Lindsey Goodchild, Co-Founder and CEO of Nudge, a communications platform that empowers deskless employees to drive better business outcomes, said she also made a PowerPoint presentation to communicate her vision to prospective customers. "I come from a non-technical background, so I focused my slides around showing the solution for the problem I was trying to solve," she said. "The prototype didn't need to work to get a customer reaction. I just needed to get the idea across, and my first presentation did just that."

Keep in mind that how you get feedback from users largely depends on the prototype you've built. In addition to presenting slides, you can think about using physical story boards or UX design tools to demonstrate how your product works and to encourage conversations with testers.

2. Release your prototype into the market

Once you've mocked up the basics, showing your wireframes to potential customers, colleagues, and investors will take it to the next level and get you thinking seriously about what to build first.

Regan said that getting customer feedback early on significantly reduced her engineering ROI because it stopped her from putting resources and time into an MVP before knowing what features would best resonate with users.

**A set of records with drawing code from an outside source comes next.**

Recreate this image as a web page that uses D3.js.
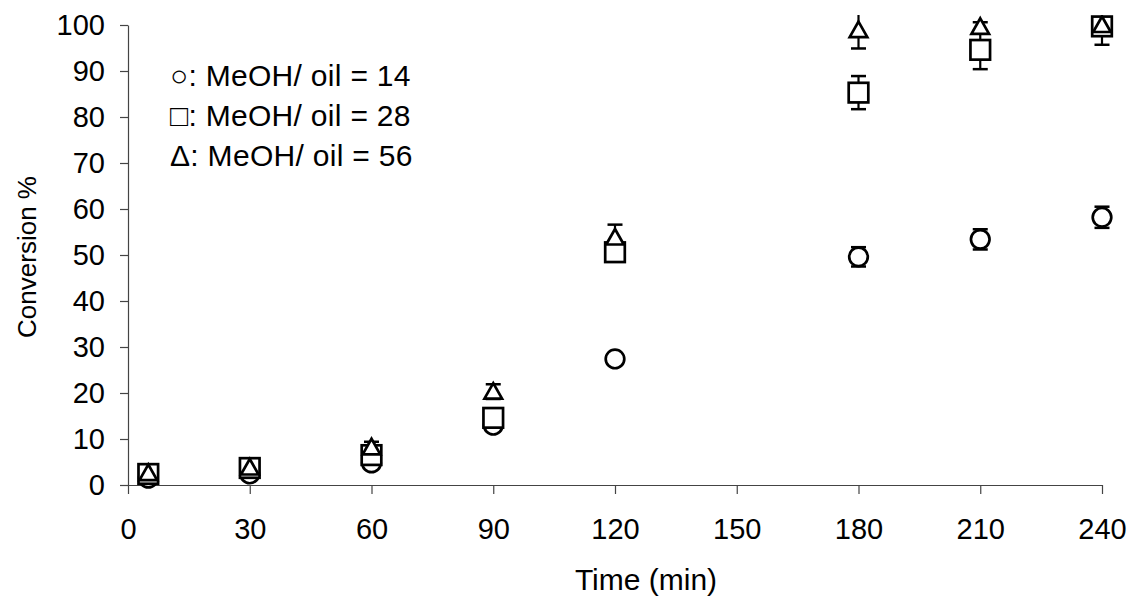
<!DOCTYPE html>
<html>
<head>
<meta charset="utf-8">
<script src="https://cdn.jsdelivr.net/npm/d3@7"></script>
<style>
  body { margin: 0; background: #fff; }
  text { font-family: Arial, "Liberation Sans", sans-serif; fill: #000; }
</style>
</head>
<body>
<div id="chart"></div>
<script>
const width = 1133, height = 597
const times = [5, 30, 60, 90, 120, 180, 210, 240]
const conv14 = [1.5, 2.4, 4.8, 13, 27.4, 49.6, 53.4, 58.2]
const err14 = [0.5, 0.5, 1, 1, 1, 2.1, 2.2, 2.3]
const conv28 = [2.4, 3.7, 6.5, 14.6, 50.6, 85.3, 94.6, 99.7]
const err28 = [0.5, 0.5, 1, 1.2, 1, 3.6, 4.2, 4]
const conv56 = [2.6, 3.8, 8.2, 20.3, 53.8, 98.9, 99.6, 100]
const err56 = [0.5, 0.5, 1.2, 1.6, 2.8, 4, 1, 1]
const xTicks = [0, 30, 60, 90, 120, 150, 180, 210, 240]
const yTicks = [0, 10, 20, 30, 40, 50, 60, 70, 80, 90, 100]
const legendLabels = ["\u25CB: MeOH/ oil = 14", "\u25A1: MeOH/ oil = 28", "\u0394: MeOH/ oil = 56"]

const svg = d3.select("#chart").append("svg").attr("width", width).attr("height", height)

const x = d3.scaleLinear().domain([0, 240]).range([128, 1102])
const y = d3.scaleLinear().domain([0, 100]).range([485, 25])

// ejes
const xAxis = d3.axisBottom(x).tickValues(xTicks).tickSize(9).tickSizeOuter(0).tickPadding(24)
const yAxis = d3.axisLeft(y).tickValues(yTicks).tickSize(8).tickSizeOuter(0).tickPadding(15)

svg.append("g").attr("transform", `translate(0, ${y(0)})`).call(xAxis)
svg.append("g").attr("transform", `translate(${x(0)}, 0)`).call(yAxis)
svg.selectAll(".domain, .tick line").attr("stroke", "#444").attr("stroke-width", 1.2)
svg.selectAll(".tick text").attr("font-size", 29).attr("font-family", "Arial, 'Liberation Sans', sans-serif").attr("fill", "#000")

svg.append("text").attr("x", 646).attr("y", 590).attr("text-anchor", "middle")
  .attr("font-size", 30).text("Time (min)")
svg.append("text").attr("transform", `translate(36, ${y(50) + 2}) rotate(-90)`).attr("text-anchor", "middle")
  .attr("font-size", 26).text("Conversion %")

// recorte de las barras de error por arriba
svg.append("clipPath").attr("id", "clip").append("rect")
  .attr("x", 0).attr("y", y(102.2)).attr("width", width).attr("height", height)

const elementGroup = svg.append("g").attr("clip-path", "url(#clip)")

const series = [
  { vals: conv14, errs: err14, shape: "circle" },
  { vals: conv28, errs: err28, shape: "square" },
  { vals: conv56, errs: err56, shape: "triangle" }
]
const rows = s => times.map((t, i) => ({ t: t, v: s.vals[i], e: s.errs[i] }))

// barras de error (todas primero, detras de los marcadores)
const errGroup = elementGroup.append("g")
series.forEach(s => {
  rows(s).forEach(d => {
    errGroup.append("line").attr("x1", x(d.t)).attr("x2", x(d.t))
      .attr("y1", y(d.v + d.e)).attr("y2", y(d.v - d.e))
      .attr("stroke", "#000").attr("stroke-width", 2.2)
    ;[d.v + d.e, d.v - d.e].forEach(v => {
      errGroup.append("line").attr("x1", x(d.t) - 7.5).attr("x2", x(d.t) + 7.5)
        .attr("y1", y(v)).attr("y2", y(v))
        .attr("stroke", "#000").attr("stroke-width", 2.5)
    })
  })
})

// marcadores
series.forEach(s => {
  const g = elementGroup.append("g")
  rows(s).forEach(d => {
    let m
    if (s.shape === "circle") {
      m = g.append("circle").attr("cx", x(d.t)).attr("cy", y(d.v)).attr("r", 9.3)
    } else if (s.shape === "square") {
      m = g.append("rect").attr("x", x(d.t) - 9.8).attr("y", y(d.v) - 9.8).attr("width", 19.6).attr("height", 19.6)
    } else {
      m = g.append("path").attr("transform", `translate(${x(d.t)}, ${y(d.v)})`)
        .attr("d", "M0,-8.5 L8.8,7 L-8.8,7 Z")
    }
    m.attr("fill", "#fff").attr("stroke", "#000").attr("stroke-width", 2.7)
  })
})

// leyenda
svg.append("g").selectAll("text").data(legendLabels).join("text")
  .attr("x", 170).attr("y", (d, i) => 86 + i * 40)
  .attr("font-size", 30).attr("letter-spacing", 0.3).text(d => d)
</script>
</body>
</html>
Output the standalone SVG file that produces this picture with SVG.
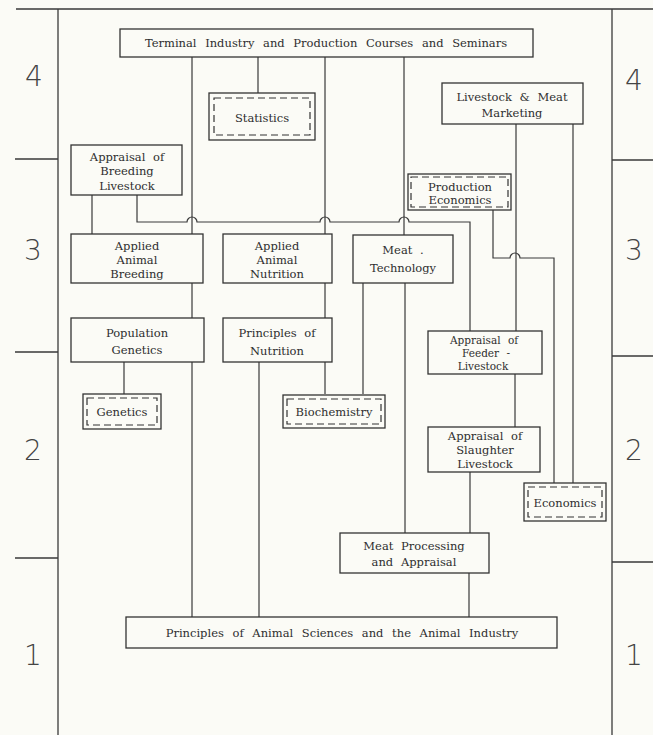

"Take your prototype quickly to the market once you have the story behind it. Then, you can ask the right questions, get the feedback you need, and fail fast – but then react and turn those learnings into improving the product for long term success," said Regan.

To craft the right questions to ask users, you should know exactly what you're testing. Even if you have a good idea about the problem that you're trying to solve, fully educating yourself on the market and your potential customers is crucial before you begin.

Goodchild recommends staying focused on willingness to pay in the initial sessions. "Ultimately your business exists because you're providing something that has a lot of value, and if it has a lot of value, people are willing to spend money on it," she said. "Finding out whether or not people will pay for your product and sign a contract while testing your prototype is the number one signal that your idea can work."

3. Budget before you move on

As you test and iterate on your prototype, you might find your MVP roadmap starting to grow. For this reason, it's a good idea to have a clear product development budget before you start promising features to prototype testers. By knowing your own limitations, you can set expectations for what potential customers can expect next .

"No matter what you do in the early days, your money should match your product roadmap," said Regan. "Overpromising and under-budgeting will only lead to disappointed customers."

Whether you decide to bootstrap or raise seed money to support your initial product development, planning you budget will ultimately prepare you for the next step of the journey - building your minimum viable product.